Exercise task: Give a verbatim copy of the lines below, minus the pictures.

Dataset excerpt:
____

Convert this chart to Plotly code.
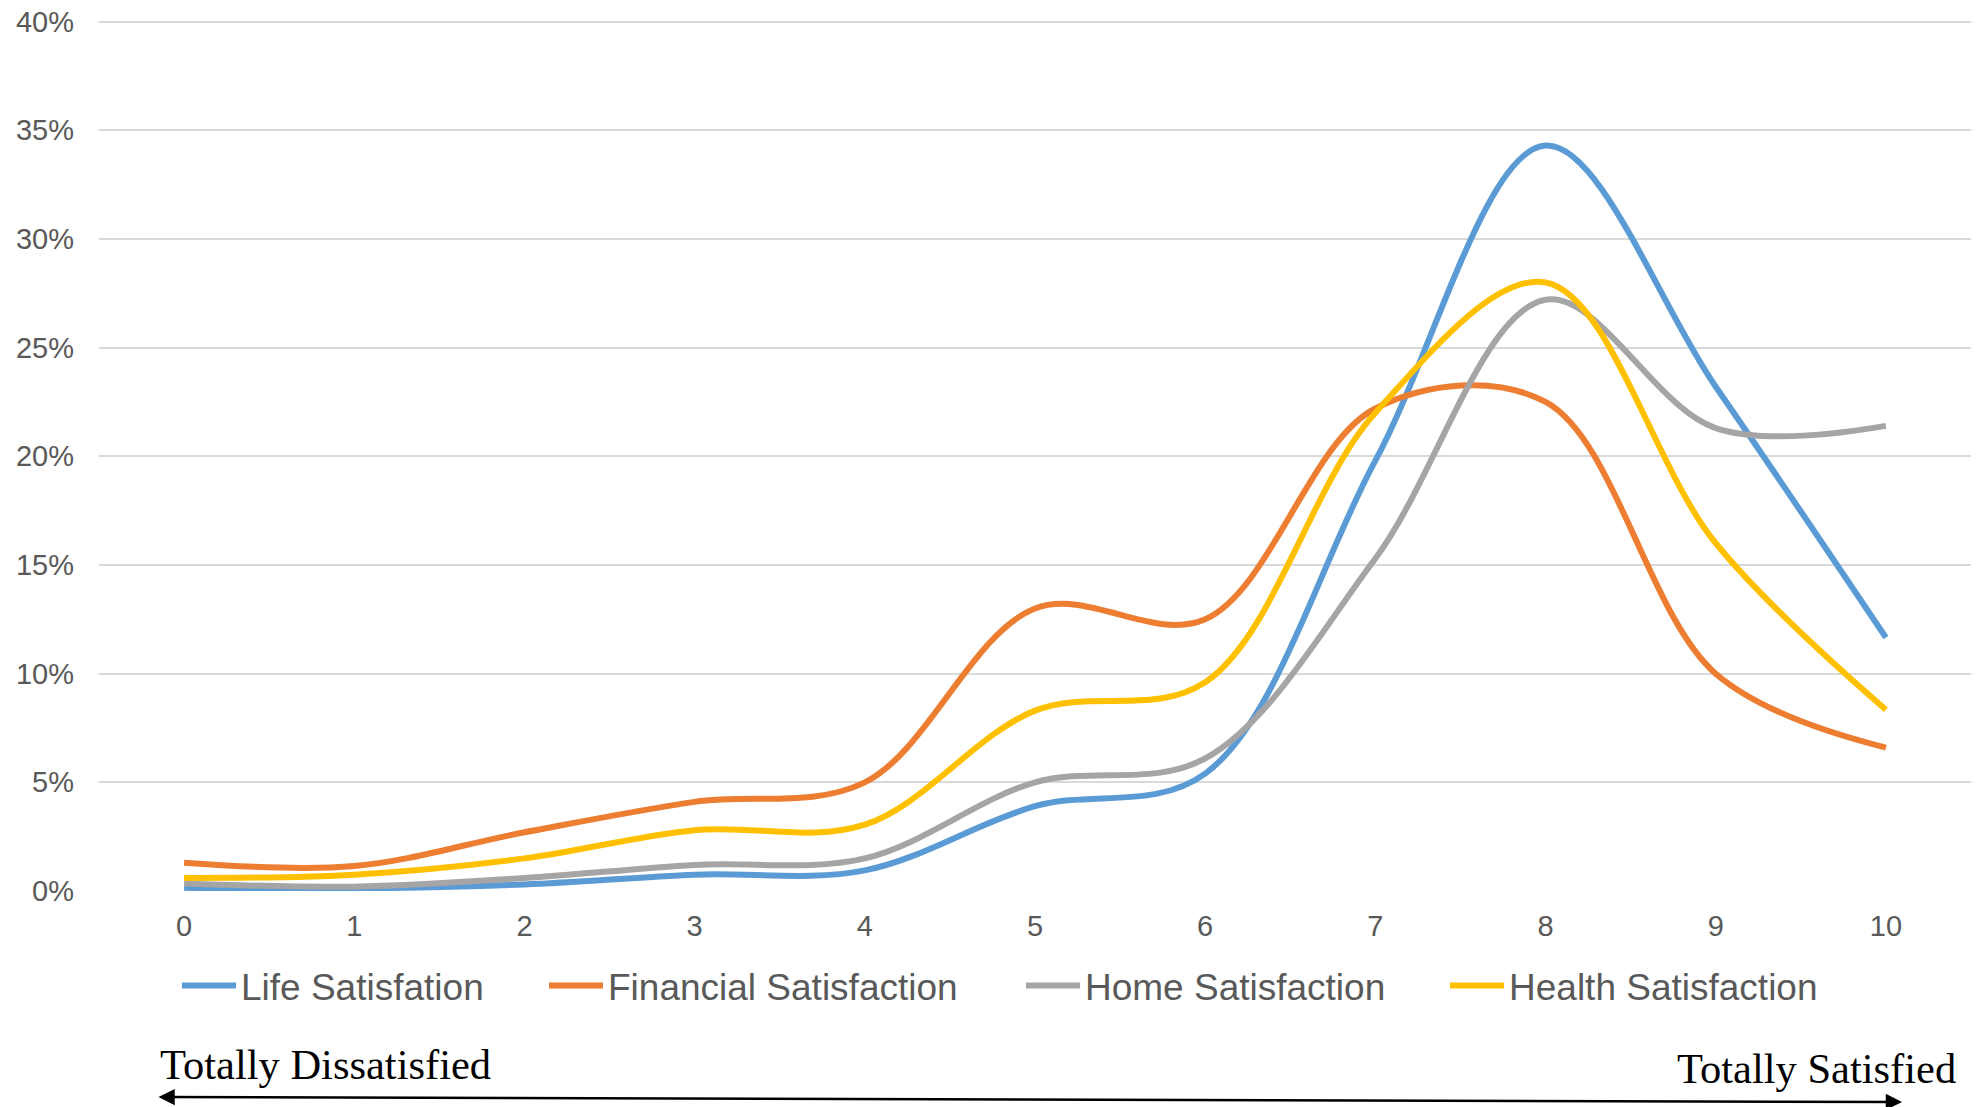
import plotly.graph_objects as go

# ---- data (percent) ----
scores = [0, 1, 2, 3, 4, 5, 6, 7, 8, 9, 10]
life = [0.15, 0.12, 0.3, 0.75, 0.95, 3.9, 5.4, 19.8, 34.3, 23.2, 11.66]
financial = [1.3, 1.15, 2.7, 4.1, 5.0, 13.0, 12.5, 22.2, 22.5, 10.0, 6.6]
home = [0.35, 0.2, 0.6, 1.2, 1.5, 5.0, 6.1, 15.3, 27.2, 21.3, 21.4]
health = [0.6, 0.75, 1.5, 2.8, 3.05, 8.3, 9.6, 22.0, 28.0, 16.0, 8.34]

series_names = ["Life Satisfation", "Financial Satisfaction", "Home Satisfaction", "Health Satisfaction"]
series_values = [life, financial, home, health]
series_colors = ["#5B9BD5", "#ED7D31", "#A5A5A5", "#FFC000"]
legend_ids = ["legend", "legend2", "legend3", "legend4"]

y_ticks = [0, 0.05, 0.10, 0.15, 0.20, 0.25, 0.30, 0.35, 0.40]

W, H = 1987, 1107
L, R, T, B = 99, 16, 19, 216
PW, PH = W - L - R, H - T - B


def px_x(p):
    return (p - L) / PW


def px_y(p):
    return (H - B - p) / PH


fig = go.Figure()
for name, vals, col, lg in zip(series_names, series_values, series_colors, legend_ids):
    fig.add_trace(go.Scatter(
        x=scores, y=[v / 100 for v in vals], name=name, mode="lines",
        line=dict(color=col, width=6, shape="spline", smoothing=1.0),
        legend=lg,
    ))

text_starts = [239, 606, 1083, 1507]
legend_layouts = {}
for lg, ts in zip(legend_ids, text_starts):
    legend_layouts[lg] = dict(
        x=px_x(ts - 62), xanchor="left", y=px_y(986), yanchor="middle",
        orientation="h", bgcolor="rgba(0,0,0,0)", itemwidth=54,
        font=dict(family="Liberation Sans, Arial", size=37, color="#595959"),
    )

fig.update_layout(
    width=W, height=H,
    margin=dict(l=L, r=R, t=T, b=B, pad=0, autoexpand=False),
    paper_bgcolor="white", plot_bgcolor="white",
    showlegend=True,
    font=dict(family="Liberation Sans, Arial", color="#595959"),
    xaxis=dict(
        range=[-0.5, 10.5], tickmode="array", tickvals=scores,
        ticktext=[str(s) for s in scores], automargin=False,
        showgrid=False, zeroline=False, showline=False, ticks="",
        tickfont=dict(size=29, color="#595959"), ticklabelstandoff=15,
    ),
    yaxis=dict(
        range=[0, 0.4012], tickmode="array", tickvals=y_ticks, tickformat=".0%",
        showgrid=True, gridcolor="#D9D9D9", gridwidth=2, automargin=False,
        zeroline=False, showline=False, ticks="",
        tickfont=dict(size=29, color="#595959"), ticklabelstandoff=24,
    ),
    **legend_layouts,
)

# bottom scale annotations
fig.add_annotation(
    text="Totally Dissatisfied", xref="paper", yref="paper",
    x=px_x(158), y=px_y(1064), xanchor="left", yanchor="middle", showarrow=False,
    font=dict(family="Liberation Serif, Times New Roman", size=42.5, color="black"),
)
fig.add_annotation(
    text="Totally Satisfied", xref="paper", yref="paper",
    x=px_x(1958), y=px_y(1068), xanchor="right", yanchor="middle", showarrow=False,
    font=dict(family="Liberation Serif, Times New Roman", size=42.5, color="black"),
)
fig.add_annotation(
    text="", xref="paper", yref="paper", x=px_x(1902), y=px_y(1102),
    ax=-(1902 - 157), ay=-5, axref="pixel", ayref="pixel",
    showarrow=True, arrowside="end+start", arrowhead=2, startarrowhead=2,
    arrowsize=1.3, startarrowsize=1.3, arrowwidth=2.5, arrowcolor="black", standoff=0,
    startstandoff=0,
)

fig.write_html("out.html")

____

Finished answer:
Convert this chart to Plotly code.
import plotly.graph_objects as go

# ---- data (percent) ----
scores = [0, 1, 2, 3, 4, 5, 6, 7, 8, 9, 10]
life = [0.15, 0.12, 0.3, 0.75, 0.95, 3.9, 5.4, 19.8, 34.3, 23.2, 11.66]
financial = [1.3, 1.15, 2.7, 4.1, 5.0, 13.0, 12.5, 22.2, 22.5, 10.0, 6.6]
home = [0.35, 0.2, 0.6, 1.2, 1.5, 5.0, 6.1, 15.3, 27.2, 21.3, 21.4]
health = [0.6, 0.75, 1.5, 2.8, 3.05, 8.3, 9.6, 22.0, 28.0, 16.0, 8.34]

series_names = ["Life Satisfation", "Financial Satisfaction", "Home Satisfaction", "Health Satisfaction"]
series_values = [life, financial, home, health]
series_colors = ["#5B9BD5", "#ED7D31", "#A5A5A5", "#FFC000"]
legend_ids = ["legend", "legend2", "legend3", "legend4"]

y_ticks = [0, 0.05, 0.10, 0.15, 0.20, 0.25, 0.30, 0.35, 0.40]

W, H = 1987, 1107
L, R, T, B = 99, 16, 19, 216
PW, PH = W - L - R, H - T - B


def px_x(p):
    return (p - L) / PW


def px_y(p):
    return (H - B - p) / PH


fig = go.Figure()
for name, vals, col, lg in zip(series_names, series_values, series_colors, legend_ids):
    fig.add_trace(go.Scatter(
        x=scores, y=[v / 100 for v in vals], name=name, mode="lines",
        line=dict(color=col, width=6, shape="spline", smoothing=1.0),
        legend=lg,
    ))

text_starts = [239, 606, 1083, 1507]
legend_layouts = {}
for lg, ts in zip(legend_ids, text_starts):
    legend_layouts[lg] = dict(
        x=px_x(ts - 62), xanchor="left", y=px_y(986), yanchor="middle",
        orientation="h", bgcolor="rgba(0,0,0,0)", itemwidth=54,
        font=dict(family="Liberation Sans, Arial", size=37, color="#595959"),
    )

fig.update_layout(
    width=W, height=H,
    margin=dict(l=L, r=R, t=T, b=B, pad=0, autoexpand=False),
    paper_bgcolor="white", plot_bgcolor="white",
    showlegend=True,
    font=dict(family="Liberation Sans, Arial", color="#595959"),
    xaxis=dict(
        range=[-0.5, 10.5], tickmode="array", tickvals=scores,
        ticktext=[str(s) for s in scores], automargin=False,
        showgrid=False, zeroline=False, showline=False, ticks="",
        tickfont=dict(size=29, color="#595959"), ticklabelstandoff=15,
    ),
    yaxis=dict(
        range=[0, 0.4012], tickmode="array", tickvals=y_ticks, tickformat=".0%",
        showgrid=True, gridcolor="#D9D9D9", gridwidth=2, automargin=False,
        zeroline=False, showline=False, ticks="",
        tickfont=dict(size=29, color="#595959"), ticklabelstandoff=24,
    ),
    **legend_layouts,
)

# bottom scale annotations
fig.add_annotation(
    text="Totally Dissatisfied", xref="paper", yref="paper",
    x=px_x(158), y=px_y(1064), xanchor="left", yanchor="middle", showarrow=False,
    font=dict(family="Liberation Serif, Times New Roman", size=42.5, color="black"),
)
fig.add_annotation(
    text="Totally Satisfied", xref="paper", yref="paper",
    x=px_x(1958), y=px_y(1068), xanchor="right", yanchor="middle", showarrow=False,
    font=dict(family="Liberation Serif, Times New Roman", size=42.5, color="black"),
)
fig.add_annotation(
    text="", xref="paper", yref="paper", x=px_x(1902), y=px_y(1102),
    ax=-(1902 - 157), ay=-5, axref="pixel", ayref="pixel",
    showarrow=True, arrowside="end+start", arrowhead=2, startarrowhead=2,
    arrowsize=1.3, startarrowsize=1.3, arrowwidth=2.5, arrowcolor="black", standoff=0,
    startstandoff=0,
)

fig.write_html("out.html")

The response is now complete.